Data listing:
* Start *
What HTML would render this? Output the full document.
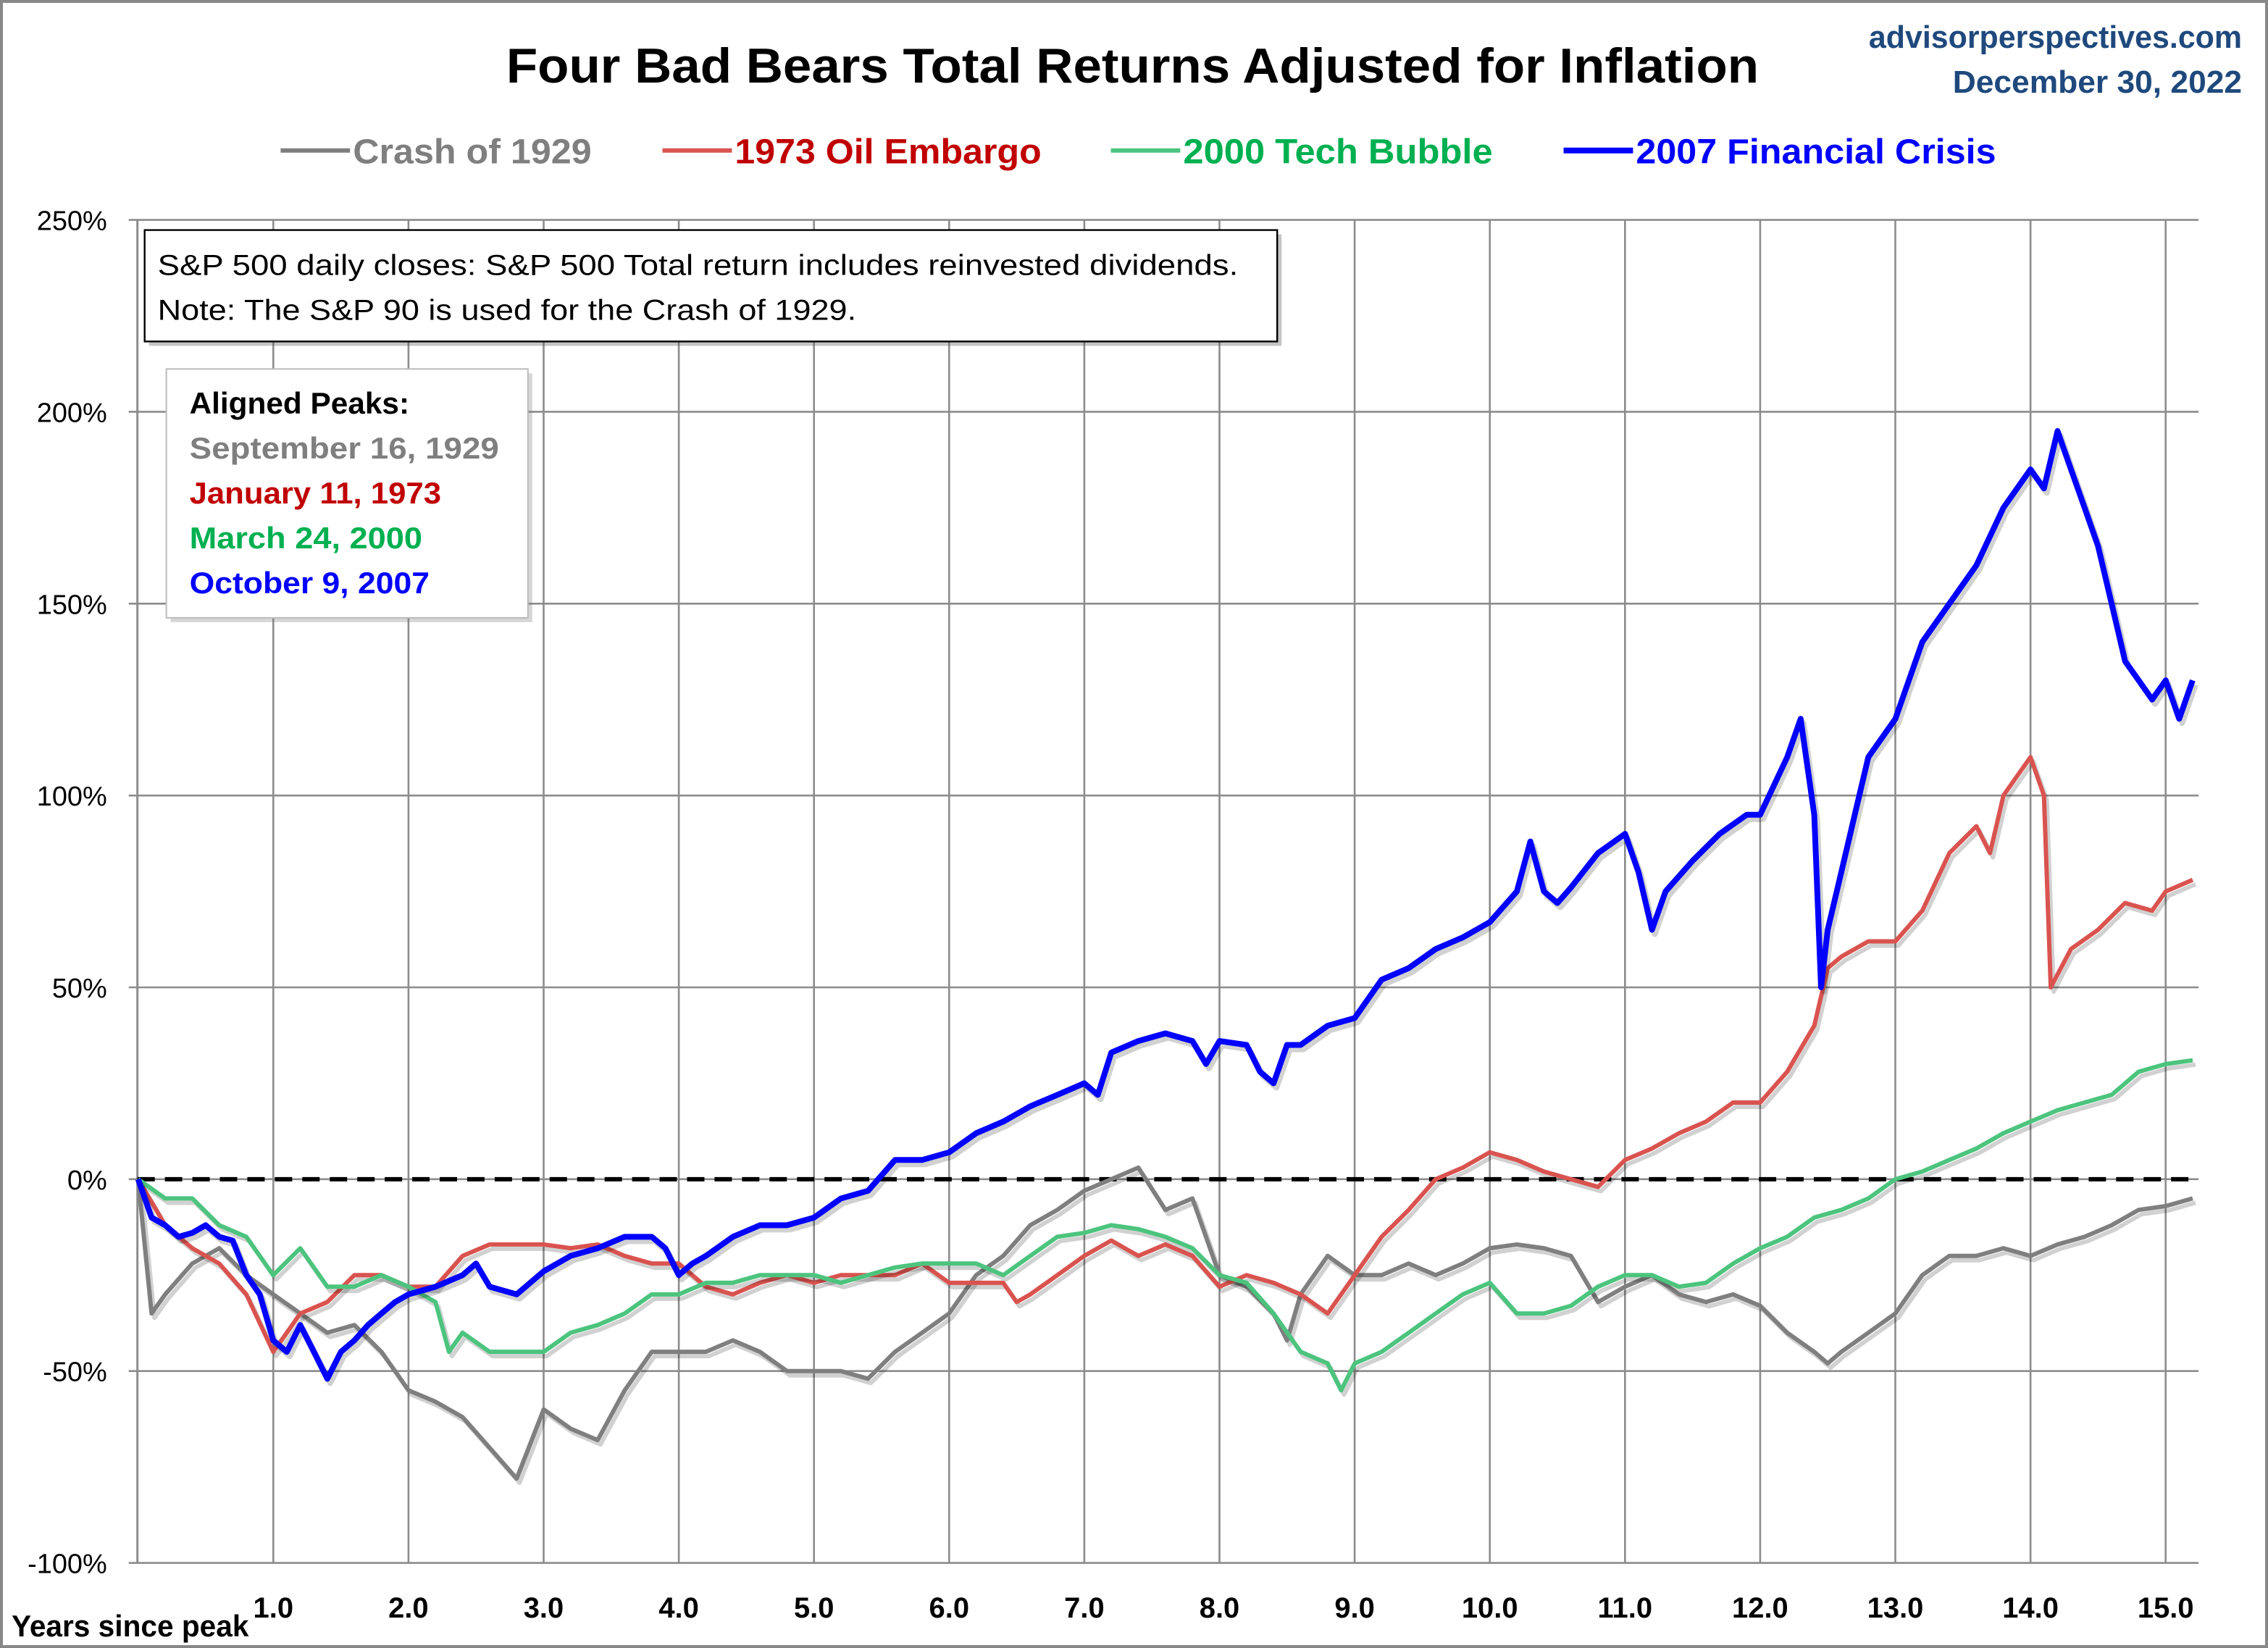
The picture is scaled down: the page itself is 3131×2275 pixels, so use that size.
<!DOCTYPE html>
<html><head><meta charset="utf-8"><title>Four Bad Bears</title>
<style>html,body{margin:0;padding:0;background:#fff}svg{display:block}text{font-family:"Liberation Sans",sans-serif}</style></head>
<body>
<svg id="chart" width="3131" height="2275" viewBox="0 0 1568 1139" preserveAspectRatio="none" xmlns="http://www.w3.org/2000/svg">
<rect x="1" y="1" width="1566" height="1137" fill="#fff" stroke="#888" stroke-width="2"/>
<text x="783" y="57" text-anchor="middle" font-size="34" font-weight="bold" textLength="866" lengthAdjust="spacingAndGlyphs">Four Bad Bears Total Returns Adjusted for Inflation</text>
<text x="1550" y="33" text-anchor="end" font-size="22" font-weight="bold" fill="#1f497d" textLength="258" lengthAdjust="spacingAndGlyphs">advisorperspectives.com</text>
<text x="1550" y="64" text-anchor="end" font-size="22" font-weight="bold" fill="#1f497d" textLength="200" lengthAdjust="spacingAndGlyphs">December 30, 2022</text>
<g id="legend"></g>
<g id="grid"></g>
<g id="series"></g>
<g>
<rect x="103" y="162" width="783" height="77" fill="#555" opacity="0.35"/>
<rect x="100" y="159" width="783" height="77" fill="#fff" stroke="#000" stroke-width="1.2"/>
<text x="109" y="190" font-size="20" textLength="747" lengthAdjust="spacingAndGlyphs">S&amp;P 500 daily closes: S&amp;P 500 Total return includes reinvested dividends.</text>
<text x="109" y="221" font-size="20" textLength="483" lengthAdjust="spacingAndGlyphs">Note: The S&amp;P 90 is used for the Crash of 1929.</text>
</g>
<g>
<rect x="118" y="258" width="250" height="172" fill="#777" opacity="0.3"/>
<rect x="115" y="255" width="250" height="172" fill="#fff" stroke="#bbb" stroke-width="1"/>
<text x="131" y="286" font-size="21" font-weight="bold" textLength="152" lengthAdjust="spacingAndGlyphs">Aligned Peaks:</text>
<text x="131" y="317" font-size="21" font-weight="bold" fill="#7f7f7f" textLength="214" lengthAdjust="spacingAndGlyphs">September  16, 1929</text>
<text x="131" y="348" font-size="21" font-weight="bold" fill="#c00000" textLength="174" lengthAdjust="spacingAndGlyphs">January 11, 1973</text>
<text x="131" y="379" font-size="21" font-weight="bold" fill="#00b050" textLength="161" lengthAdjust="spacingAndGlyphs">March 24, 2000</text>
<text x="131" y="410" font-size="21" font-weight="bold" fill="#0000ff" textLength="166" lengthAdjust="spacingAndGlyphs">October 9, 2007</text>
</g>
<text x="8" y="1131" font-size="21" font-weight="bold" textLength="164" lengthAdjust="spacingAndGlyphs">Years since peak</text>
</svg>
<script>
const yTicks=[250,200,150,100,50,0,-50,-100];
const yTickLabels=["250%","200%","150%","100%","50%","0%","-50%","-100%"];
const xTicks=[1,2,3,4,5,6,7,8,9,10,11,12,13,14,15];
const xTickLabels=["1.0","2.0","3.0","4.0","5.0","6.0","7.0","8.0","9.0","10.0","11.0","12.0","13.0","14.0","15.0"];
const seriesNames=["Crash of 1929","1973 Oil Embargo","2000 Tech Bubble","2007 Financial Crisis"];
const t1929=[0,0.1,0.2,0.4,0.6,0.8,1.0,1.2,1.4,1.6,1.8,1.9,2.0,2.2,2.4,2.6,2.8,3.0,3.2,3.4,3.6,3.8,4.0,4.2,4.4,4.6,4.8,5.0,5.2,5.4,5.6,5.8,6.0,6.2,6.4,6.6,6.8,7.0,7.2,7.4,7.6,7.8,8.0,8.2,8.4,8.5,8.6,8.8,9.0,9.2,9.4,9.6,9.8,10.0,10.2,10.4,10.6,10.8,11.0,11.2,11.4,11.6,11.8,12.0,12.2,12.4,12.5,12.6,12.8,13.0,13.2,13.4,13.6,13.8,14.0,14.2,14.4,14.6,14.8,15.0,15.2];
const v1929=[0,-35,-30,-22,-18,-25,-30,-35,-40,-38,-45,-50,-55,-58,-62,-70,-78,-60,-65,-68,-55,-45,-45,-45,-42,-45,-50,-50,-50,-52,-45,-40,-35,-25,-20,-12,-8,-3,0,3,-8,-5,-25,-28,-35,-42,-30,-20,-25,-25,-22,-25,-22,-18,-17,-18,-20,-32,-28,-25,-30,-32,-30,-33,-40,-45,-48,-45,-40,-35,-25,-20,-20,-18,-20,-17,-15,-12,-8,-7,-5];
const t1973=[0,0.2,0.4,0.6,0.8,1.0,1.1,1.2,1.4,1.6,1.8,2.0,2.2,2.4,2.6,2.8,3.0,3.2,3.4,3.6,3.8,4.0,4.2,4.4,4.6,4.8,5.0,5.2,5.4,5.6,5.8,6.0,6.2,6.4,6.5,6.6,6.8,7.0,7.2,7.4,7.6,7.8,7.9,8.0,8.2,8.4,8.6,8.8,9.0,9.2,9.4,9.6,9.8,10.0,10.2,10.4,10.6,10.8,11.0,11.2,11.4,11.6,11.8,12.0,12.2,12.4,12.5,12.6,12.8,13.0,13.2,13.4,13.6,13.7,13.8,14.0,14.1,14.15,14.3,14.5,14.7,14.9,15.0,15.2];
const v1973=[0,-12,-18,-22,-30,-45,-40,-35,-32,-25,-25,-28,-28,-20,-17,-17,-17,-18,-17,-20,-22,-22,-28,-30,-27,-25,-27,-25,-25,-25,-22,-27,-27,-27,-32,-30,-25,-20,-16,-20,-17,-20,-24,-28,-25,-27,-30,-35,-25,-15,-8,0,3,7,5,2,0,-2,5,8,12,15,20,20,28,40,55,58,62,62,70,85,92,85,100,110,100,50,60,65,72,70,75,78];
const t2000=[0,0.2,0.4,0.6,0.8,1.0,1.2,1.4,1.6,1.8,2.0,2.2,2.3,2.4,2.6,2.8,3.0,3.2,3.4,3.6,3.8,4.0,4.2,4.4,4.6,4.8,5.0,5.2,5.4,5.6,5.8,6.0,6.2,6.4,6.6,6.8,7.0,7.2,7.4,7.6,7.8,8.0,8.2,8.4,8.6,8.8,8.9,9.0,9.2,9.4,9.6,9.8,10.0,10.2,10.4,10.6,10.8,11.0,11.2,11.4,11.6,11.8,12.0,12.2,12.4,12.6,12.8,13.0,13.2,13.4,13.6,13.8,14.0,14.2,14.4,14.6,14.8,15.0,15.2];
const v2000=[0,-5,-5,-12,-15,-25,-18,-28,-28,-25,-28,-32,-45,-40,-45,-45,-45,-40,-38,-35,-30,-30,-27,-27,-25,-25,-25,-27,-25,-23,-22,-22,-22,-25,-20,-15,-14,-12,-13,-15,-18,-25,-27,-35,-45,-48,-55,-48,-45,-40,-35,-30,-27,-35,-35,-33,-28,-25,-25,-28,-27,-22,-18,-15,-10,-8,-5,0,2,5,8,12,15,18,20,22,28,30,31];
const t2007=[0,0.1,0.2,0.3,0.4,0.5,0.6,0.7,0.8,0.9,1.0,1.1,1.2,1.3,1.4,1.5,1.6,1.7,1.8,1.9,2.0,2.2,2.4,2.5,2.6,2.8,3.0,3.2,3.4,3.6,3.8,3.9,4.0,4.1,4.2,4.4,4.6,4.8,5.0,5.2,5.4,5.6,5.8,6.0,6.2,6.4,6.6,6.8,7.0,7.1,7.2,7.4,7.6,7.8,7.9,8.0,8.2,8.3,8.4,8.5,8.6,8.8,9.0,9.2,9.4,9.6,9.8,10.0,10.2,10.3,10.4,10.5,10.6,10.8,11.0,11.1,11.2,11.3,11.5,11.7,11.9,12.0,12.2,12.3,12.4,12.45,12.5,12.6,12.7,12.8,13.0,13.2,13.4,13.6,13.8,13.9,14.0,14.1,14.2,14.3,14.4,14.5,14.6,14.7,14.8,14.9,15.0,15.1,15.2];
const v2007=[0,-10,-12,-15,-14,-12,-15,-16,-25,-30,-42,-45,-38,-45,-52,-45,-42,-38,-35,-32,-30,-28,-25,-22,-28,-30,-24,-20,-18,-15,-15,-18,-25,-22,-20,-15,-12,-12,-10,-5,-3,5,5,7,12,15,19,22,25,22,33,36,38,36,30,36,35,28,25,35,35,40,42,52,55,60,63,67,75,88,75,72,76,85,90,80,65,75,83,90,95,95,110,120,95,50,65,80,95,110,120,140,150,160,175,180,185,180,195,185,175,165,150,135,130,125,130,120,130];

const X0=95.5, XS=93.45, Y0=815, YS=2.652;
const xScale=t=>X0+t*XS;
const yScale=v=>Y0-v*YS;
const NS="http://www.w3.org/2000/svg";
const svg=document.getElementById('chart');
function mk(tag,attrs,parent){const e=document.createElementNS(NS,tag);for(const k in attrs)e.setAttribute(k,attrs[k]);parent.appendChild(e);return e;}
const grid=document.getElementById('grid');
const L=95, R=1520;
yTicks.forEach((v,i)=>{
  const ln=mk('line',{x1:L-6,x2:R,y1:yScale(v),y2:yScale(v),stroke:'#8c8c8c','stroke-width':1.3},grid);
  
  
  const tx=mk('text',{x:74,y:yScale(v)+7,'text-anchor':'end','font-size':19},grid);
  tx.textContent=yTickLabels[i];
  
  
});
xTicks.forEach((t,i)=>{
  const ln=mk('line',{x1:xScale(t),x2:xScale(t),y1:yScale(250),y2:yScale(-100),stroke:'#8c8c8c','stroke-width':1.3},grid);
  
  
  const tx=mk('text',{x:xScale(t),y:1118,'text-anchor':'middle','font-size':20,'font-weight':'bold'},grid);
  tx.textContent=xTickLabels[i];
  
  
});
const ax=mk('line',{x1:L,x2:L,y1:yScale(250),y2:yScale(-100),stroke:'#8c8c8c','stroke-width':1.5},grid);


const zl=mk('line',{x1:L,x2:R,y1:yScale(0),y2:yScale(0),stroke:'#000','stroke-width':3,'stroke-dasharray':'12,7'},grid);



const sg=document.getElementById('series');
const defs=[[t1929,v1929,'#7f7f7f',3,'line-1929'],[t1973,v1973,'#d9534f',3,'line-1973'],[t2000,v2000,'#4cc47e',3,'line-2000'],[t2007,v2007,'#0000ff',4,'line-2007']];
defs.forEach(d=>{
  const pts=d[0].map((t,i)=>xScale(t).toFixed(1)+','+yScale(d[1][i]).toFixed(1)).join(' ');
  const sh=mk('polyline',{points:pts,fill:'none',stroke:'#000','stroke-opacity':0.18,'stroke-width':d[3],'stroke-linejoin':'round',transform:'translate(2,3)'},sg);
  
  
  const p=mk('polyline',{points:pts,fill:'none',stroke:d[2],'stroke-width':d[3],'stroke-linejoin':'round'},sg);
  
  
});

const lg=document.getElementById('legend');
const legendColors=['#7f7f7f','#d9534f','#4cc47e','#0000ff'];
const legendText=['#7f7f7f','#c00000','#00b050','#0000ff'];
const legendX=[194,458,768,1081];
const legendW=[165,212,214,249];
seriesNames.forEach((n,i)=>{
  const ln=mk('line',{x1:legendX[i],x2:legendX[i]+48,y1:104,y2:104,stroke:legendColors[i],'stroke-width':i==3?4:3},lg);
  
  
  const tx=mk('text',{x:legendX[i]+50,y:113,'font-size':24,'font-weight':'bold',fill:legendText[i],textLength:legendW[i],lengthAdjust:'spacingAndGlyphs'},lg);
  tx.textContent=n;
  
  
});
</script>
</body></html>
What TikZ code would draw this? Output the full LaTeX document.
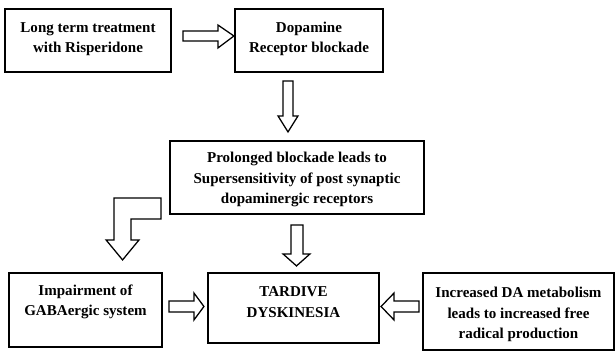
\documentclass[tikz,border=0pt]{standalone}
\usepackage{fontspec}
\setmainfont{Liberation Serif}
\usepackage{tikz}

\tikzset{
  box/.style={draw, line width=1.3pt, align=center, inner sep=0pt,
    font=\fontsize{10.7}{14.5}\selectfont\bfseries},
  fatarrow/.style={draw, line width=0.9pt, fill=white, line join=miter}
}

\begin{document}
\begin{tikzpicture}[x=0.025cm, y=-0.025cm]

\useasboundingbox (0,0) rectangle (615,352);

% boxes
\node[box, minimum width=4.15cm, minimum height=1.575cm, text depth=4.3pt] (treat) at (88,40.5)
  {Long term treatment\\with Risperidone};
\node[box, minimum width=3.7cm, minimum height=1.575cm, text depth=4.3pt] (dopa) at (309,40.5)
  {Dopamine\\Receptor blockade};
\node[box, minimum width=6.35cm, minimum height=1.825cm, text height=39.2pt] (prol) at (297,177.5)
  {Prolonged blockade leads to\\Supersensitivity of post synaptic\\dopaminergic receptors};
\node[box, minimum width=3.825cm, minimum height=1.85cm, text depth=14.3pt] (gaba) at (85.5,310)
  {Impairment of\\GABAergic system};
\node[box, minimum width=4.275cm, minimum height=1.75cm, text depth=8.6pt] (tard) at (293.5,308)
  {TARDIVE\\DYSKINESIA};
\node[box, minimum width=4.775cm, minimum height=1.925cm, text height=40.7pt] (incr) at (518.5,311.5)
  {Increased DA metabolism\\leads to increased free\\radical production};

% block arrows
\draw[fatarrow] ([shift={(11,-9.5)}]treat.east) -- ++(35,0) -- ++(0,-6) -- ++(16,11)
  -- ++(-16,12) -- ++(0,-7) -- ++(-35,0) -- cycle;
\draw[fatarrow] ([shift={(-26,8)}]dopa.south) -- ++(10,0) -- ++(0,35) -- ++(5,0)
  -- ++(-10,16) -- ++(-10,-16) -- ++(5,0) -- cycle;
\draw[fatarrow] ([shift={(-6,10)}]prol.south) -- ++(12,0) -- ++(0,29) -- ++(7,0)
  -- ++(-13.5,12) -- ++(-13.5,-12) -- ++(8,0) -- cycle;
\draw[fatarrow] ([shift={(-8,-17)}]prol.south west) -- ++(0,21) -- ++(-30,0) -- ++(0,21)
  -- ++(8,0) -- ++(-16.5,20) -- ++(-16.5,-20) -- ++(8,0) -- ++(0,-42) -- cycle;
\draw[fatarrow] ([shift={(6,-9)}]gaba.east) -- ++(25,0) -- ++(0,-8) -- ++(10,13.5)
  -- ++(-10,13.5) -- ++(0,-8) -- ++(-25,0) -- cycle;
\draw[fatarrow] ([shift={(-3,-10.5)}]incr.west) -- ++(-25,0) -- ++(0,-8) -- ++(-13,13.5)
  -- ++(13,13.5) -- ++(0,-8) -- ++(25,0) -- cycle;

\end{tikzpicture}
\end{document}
* End *
**What the exercise asks:**
Your answer should be a single number: the count of lines in these records that hold the string "draw".

**Finished task:**
9